With shared memory and locks you have to wait when you set a value if anyone
else is interacting with that object or that part of the object (if you have
fine-grained locks). So you wait both for getting and setting.

If your system behavior does not _immediately_ depend on the value of what
you're changing, then actors are fantastic. You don't wait, it's async. You
send the data to the controlling actor (which is an object in the OO sense
itself).

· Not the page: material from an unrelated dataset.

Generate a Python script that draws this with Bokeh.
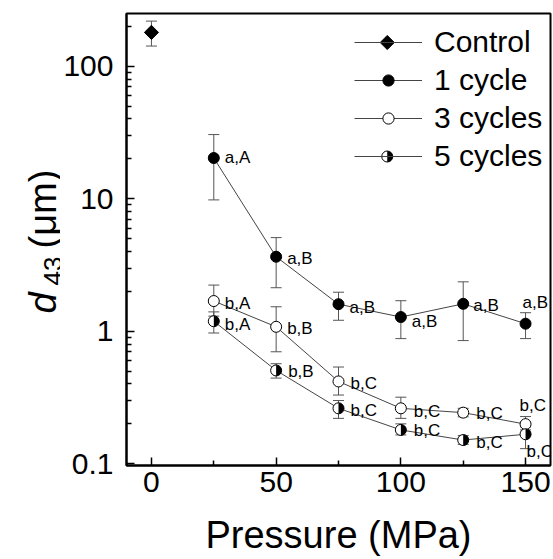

Your process continues on as if nothing changed _until_ you need the
updated results.

    
    
      Process A
        B ! {update, x, newVal},
        %% A bunch of work
        B ! {lookup, y, A}, % where y perhaps depended on x
        Y = receive % Here we finally wait, if B is processing a lot of requests
          {B,y,Val} -> Val
        end,
        %% more work
    
      Process B
      loop(State) ->
        receive
          {update, Var, Val} -> loop(update(State,Var,Val));
          {lookup, Var, Pid} -> Pid ! lookup(State, Var), loop(State)
        end.
    

Where B may be much more complex than that, in this case it looks like a
simple KV store.

The receive at the end of Process A is blocking and is the only time we end up
with a lock in Process A. So if A never needs to do anything but send values
to B, then A can run undisturbed by everyone else's data requests. This lends
itself well to certain pipelined and dataflow architectures.